Singapore’s retail sales unexpectedly declined for the first time in seven months in February as inflation at the highest in 26 years sapped consumer confidence and spending.
The retail sales index fell 1.3 percent from a year earlier, after climbing a revised 8.2 percent in January, the Statistics Department said today. That was below the median forecast of a 4.2 percent increase in a Bloomberg News survey of 11 economists. Excluding vehicles, sales gained 2.9 percent.
Singapore’s consumer prices are climbing at the fastest pace since 1982, spurred by rising food and energy costs. The government is distributing cash and food vouchers to its citizens as part of fiscal measures to boost the $132 billion Southeast Asian economy and ease the burden of rising prices.
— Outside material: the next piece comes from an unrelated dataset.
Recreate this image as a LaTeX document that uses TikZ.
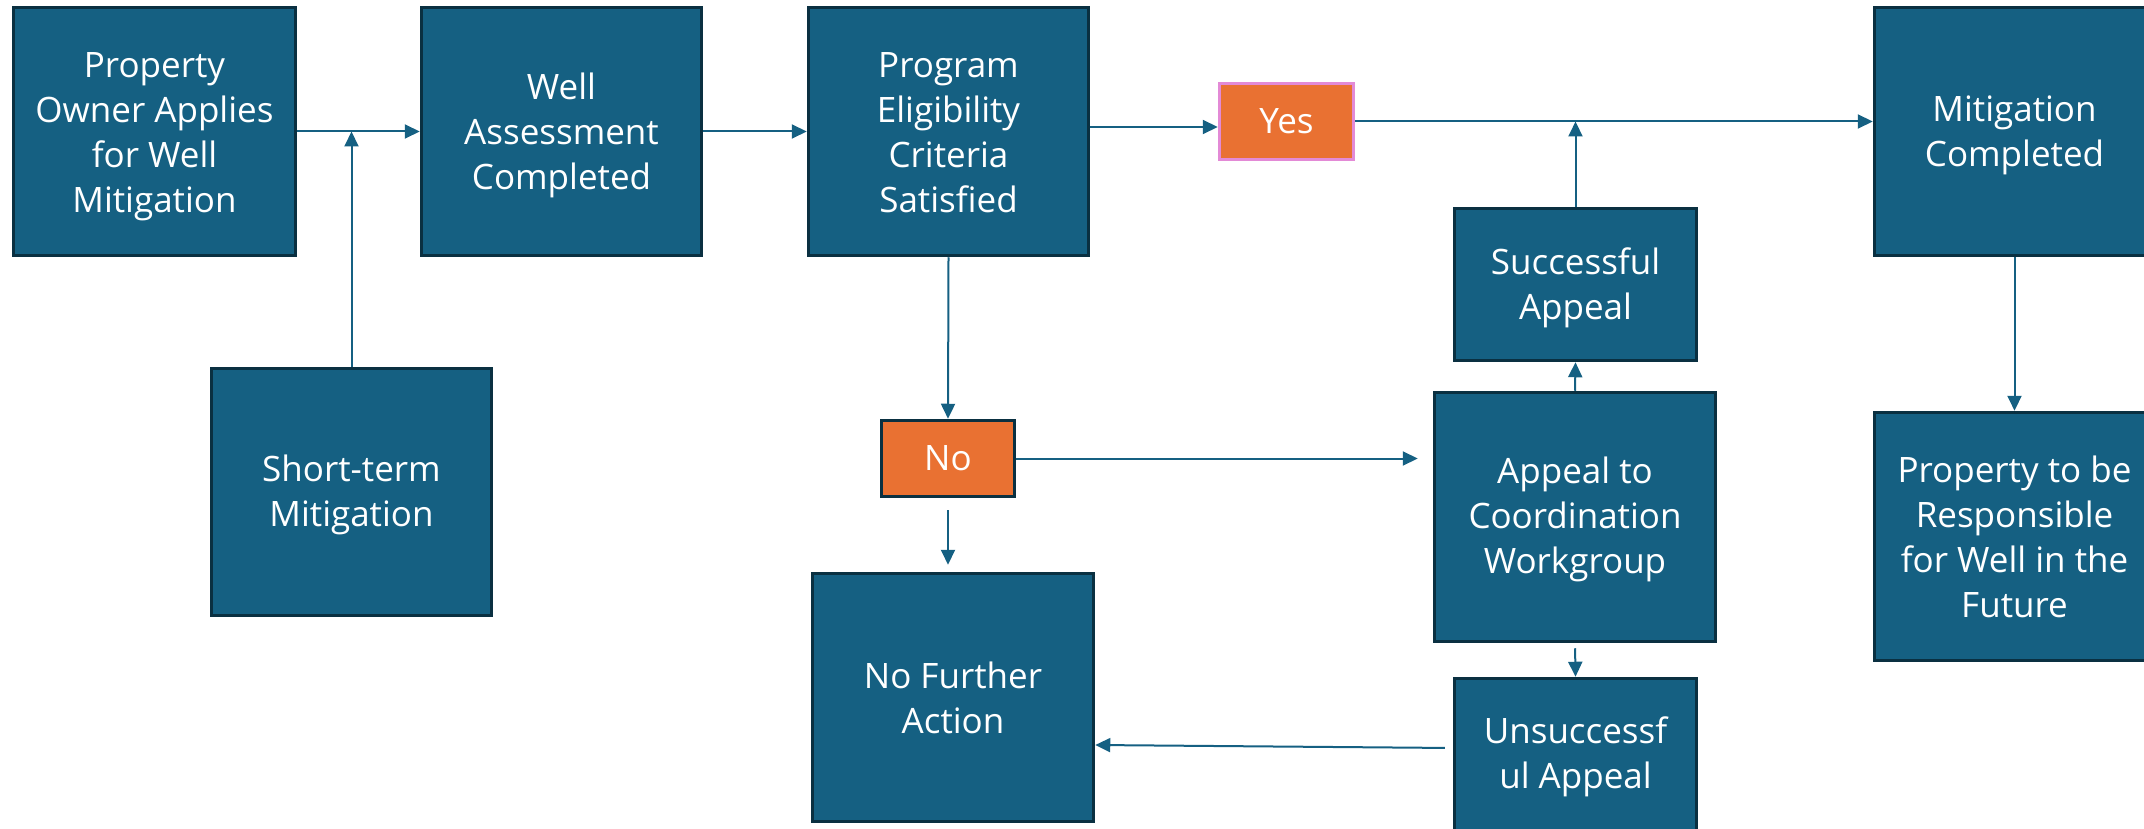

“You have a number of government subsidies coming through in the next couple of months,” said Philip McNicholas, an economist at IDEAglobal in Singapore. “Given the way inflation is going, they are more likely to spend it.”
Singapore is handing out S$4 million ($3 million) in vouchers for food and services including childcare to lower- income workers, the Straits Times reported April 11, citing National Trade Union Congress Secretary-General Lim Swee Say.
Adjusted for seasonal factors, retail sales in February rose 8.8 percent from January. Excluding cars, the index climbed 4.8 percent, the government said.
Vehicle sales in February fell 10.6 percent from the same month in 2007. From January, auto sales dropped 30 percent.
Oil prices
Record oil prices are increasing fuel and transport costs for consumers. The Singapore government doesn’t subsidize pump prices, leading petrol companies to pass on rising gasoline and diesel costs to car owners.
Sales at petrol service stations rose 49.2 percent in February from a year earlier, and fell 8.3 percent from the month before.
Department store sales increased 1.5 percent in February from a year earlier, and fell 15 percent from January, today’s report showed.
Purchases of furniture and household equipment dropped 5.3 percent from a year earlier. Apparel and footwear sales declined 6.1 percent and those of watches and jewelry advanced 1.7 percent from a year earlier.